Wenig verwunderlich ist, dass die SPD mindestens den gleichen Furor der Aufklärung an den Tag legt wie die Union. Schließlich ist Wahlkampf. Allerdings müsste man dem SPD-Abgeordneten Dirk Wiese die Sache noch mal erklären. „Das ist System“, meinte er, es gehe nicht um Einzelfälle. Eine gefährliche These. Aber was könnte besser davon ablenken, dass Olaf Scholz irgendwie den Geruch der Skandale um CumEx-Deals und die Warburg-Bank oder Aufsichtsmängel bei Wirecard nicht los wird, als der Gestank der Maskengeschäfte. Und wenn die Union mit ihrem erneuten Willen zur brutalstmöglichen Aufklärung dabei unfreiwillig Schützenhilfe leisten muss, umso besser.
Ach, bevor ich’s vergesse. Für die Grünen ist es natürlich ebenfalls ein „strukturelles Problem“ der Union. Dass es dafür keine moralischen Bonusmeilen auf einem künftigen gemeinsamen Regierungsweg gibt, wollte allerdings selbst Cem Özdemir nicht sagen.

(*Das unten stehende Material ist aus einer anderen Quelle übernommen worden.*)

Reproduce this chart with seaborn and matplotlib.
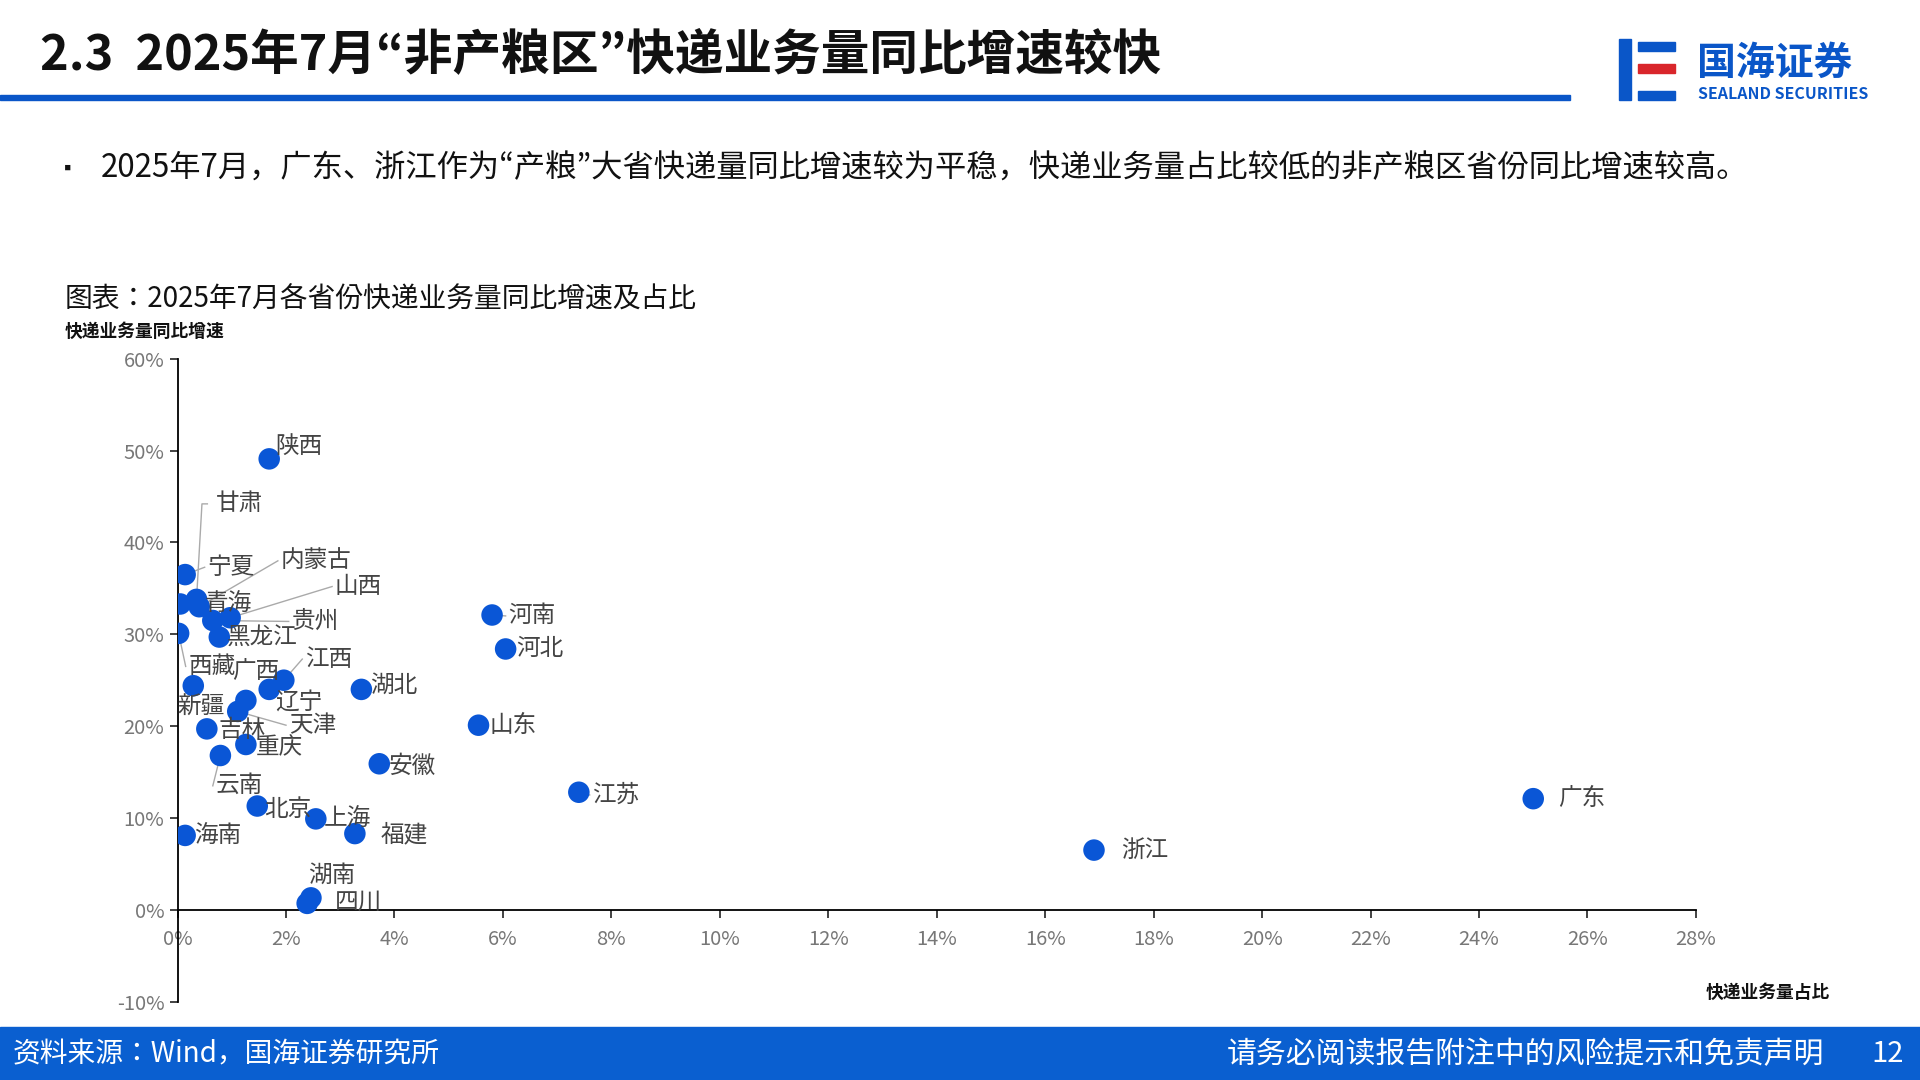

System versus Einzelfälle – so ganz sicher ist sich die Union wohl auch nicht. Wer weiß, ob sich die Skandalemotionalisierung rechtzeitig bis zur Bundestagswahl allein dadurch beruhigt, dass die Einzelfälle von der Bildfläche verschwinden. Also lieber eine Erneuerung „an Haupt und Gliedern“, wie sie einst Martin Luther angesichts des Ablasshandels der Kirche gefordert hat? Die hat Markus Söder heute in der Pressekonferenz zum Maskenhandel zumindest für die CSU angekündigt. Laschet überlegt vermutlich noch. Es reiche nicht, so Söder, nur Einzelfälle anzusprechen. Künftig sei „volle Transparenz“ gefragt und neue Abgeordnete müssten eine „Integritätserklärung“ unterschreiben. Einerseits sind Sauberkeit, Recht und Ordnung durchaus anschlussfähig an den konservativen Wertekanon, andererseits könnten damit doch schwere Zeiten auf manch junge Talente zukommen.
Oder die Geschichte wird wie so vieles vorher einfach wieder vergessen. Mal sehen. Und eigentlich gibt es ja auch wirklich Wichtigeres.